The following regex splits the name into 8 identifiable parts:
| Group | Description |
|---|---|
honorific |
Mr., Mrs., Ms. and other common uses |
given_name |
The full combination of first name and all other names except last |
first_name |
The first of the given names (can also just be an initial) |
middle_name |
One or more middle names (can also just be initials) |
last_name |
The last or family name which include common prefixes |
suffix |
The generation suffix |
post_nominal |
Any other information after the name after a comma |
name |
A fallback for when only a single name is provided |
^(?<name>[^.,?;:\s]+)$|^(?:(?<honorific>(?:mrs?|ms|dr|prof|rev|hon)\.?|miss|sir|dame|lord|lady)\s+)?(?:(?<given_name>(?<first_name>[^.,?;:\s]+\.?)(?:\s+(?<middle_name>(?:[^.,?;:\s]+\.?)(?:\s+[^.,?;:\s]+\.?)*?))??)\s+)??(?:(?<family_name>(?:(?:(?:(?:a|ab|af|ap|abu|aït|al|ālam|at|ath|aust|austre|bar|bath|bat|ben|bin|ibn|bet|bint|da|das|de la|degli|del|dele|della|der|di|dos|du|e|el|fetch|vetch|fitz|i|ka|kil|gil|la|le|lille|lu|m'|mac|mc|mck|mhic|mic|mala|mellom|myljom|na|ณ|ned|nedre|neder|ngā|nic|ní|nin|nord|norr|ny|o|ó|ua|uí|opp|upp|öfver|ost|öst|öster|øst|østre|över|øvste|øvre|øver|öz|pour|putra|putera|putri|puteri|setia|setya|stor|söder|sør|sønder|syd|søndre|syndre|søre|te|ter|ter|tre|van|van de|van den|van der|van het|van 't|väst|väster|verch|erch|vest|vestre|vesle|vetle|von|war|zu|von und zu)\s)?[^.,!?;:\s]+)-)?(?:(?:a|ab|af|ap|abu|aït|al|ālam|at|ath|aust|austre|bar|bath|bat|ben|bin|ibn|bet|bint|da|das|de la|degli|del|dele|della|der|di|dos|du|e|el|fetch|vetch|fitz|i|ka|kil|gil|la|le|lille|lu|m'|mac|mc|mck|mhic|mic|mala|mellom|myljom|na|ณ|ned|nedre|neder|ngā|nic|ní|nin|nord|norr|ny|o|ó|ua|uí|opp|upp|öfver|ost|öst|öster|øst|østre|över|øvste|øvre|øver|öz|pour|putra|putera|putri|puteri|setia|setya|stor|söder|sør|sønder|syd|søndre|syndre|søre|te|ter|ter|tre|van|van de|van den|van der|van het|van 't|väst|väster|verch|erch|vest|vestre|vesle|vetle|von|war|zu|von und zu)\s+)?[^.,?;:\s]+)??(?:,?\s+(?<suffix>Sr\.?|Snr|Jr\.?|Jnr|[IVX]+))?)?(?<post_nominal>,.*)?$See: https://regex101.com/r/P092QP/1
- When an honorific and a single name is provided, the name part is assigned as a
family_nameto follow the more common use case such as "Mr. Johnson" or "Ms. Andrews" - Single letter initials are accepted such as "J. K. Rowling"

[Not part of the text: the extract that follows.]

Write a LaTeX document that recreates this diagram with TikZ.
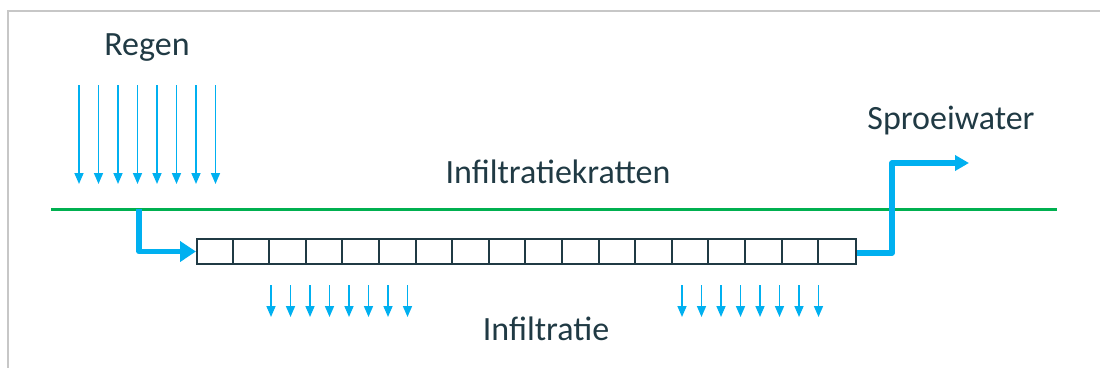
\documentclass[tikz,border=0pt]{standalone}
\usepackage{fontspec}
\setmainfont{Carlito}
\usepackage{xcolor}
\usepackage{tikz}
\usetikzlibrary{arrows.meta}

\definecolor{waterblue}{HTML}{00B0F0}
\definecolor{groundgreen}{HTML}{00B050}
\definecolor{inkdark}{HTML}{203A44}

\tikzset{
    label text/.style={text=inkdark, font=\fontsize{34}{40}\selectfont, anchor=base, inner sep=0pt},
    rain/.style={waterblue, line width=1.6pt, -{Triangle[width=9pt, length=11pt]}},
    flow/.style={waterblue, line width=5.5pt, line join=round},
}

\begin{document}
\begin{tikzpicture}[x=1pt, y=-1pt]
    \useasboundingbox (0,0) rectangle (1100,367);
    % frame
    \draw[black!22, line width=1.5pt] (8,370) -- (8,11) -- (1102,11);

    % labels
    \node[label text] (regen) at (147,55) {Regen};
    \node[label text] (kratlabel) at (558,183) {Infiltratiekratten};
    \node[label text] (sproei) at (951,129) {Sproeiwater};
    \node[label text] (infil) at (546,340) {Infiltratie};

    % rain
    \foreach \x in {79,98.5,118,137.5,157,176.5,196,215.5}
        \draw[rain] (\x,85) -- (\x,184);

    % ground level
    \draw[groundgreen, line width=3pt] (51,209) -- (1057,209);

    % crates
    \node[draw=inkdark, line width=2pt, minimum width=659pt, minimum height=25pt,
          inner sep=0pt, anchor=north west] (kratten) at (196,238) {};
    \foreach \i in {1,...,17}
        \draw[inkdark, line width=2pt] ([xshift=\i*36.6pt]kratten.north west) -- ([xshift=\i*36.6pt]kratten.south west);

    % inflow and outflow
    \coordinate (instart) at (139,209);
    \coordinate (uit) at (969,163);
    \draw[flow, -{Triangle[width=20pt, length=16pt]}] (instart) |- (kratten.west);
    \draw[flow, -{Triangle[width=15pt, length=14pt]}] ([yshift=-1.5pt]kratten.east) -| (892,163) -- (uit);

    % infiltration
    \foreach \x in {271,290.5,310,329.5,349,368.5,388,407.5,682,701.5,721,740.5,760,779.5,799,818.5}
        \draw[rain] (\x,285) -- (\x,317);
\end{tikzpicture}
\end{document}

- Certain punctuations within names are accepted such as "King T'Challa"
The following are the supported family name prefixes
| A | A, Ab, Abu, Af, Aït, Al, Ālam, Ap, At, Ath, Aust, Austre |
| B | Bar, bat, Bath, Ben, Bet, bin, Bint |
| D | Da, Das, De, de la, Degli, Del, Dele, Della, Der, Di, Dos, Du |
| E | E, El, Erch |
| F | Fetch, Fitz |
| G | Gil |
| I | i, ibn |
| K | ka, Kil |
| L | La, Le, Lille, Lu |
| M | M', Mac, Mala, Mc, Mck, Mellom, Mhic, Mic, Myljom |
| N | Na, Ned, Neder, Nedre, Ngā, Ní, Nic, Nin, Nord, Norr, Ny |
| O | O, Ó, Öfver, Opp, Ost, Öst, Øst, Öster, Østre, Över, Øver, Øvre, Øvste, Öz |
| P | Pour, Putera, Puteri, Putra, Putri |
| S | Setia, Setya, Söder, Sønder, Søndre, Sør, Søre, Stor, Syd, Syndre |
| T | Te, Ter, Ter, Tre |
| U | Ua, Uí, Upp |
| V | Van, Van 't, Van De, Van Den, Van Der, Van Het, Väst, Väster, Verch, Vesle, Vest, Vestre, Vetch, Vetle, von, von und zu |
| W | war |
| Z | zu |
| ? | ณ |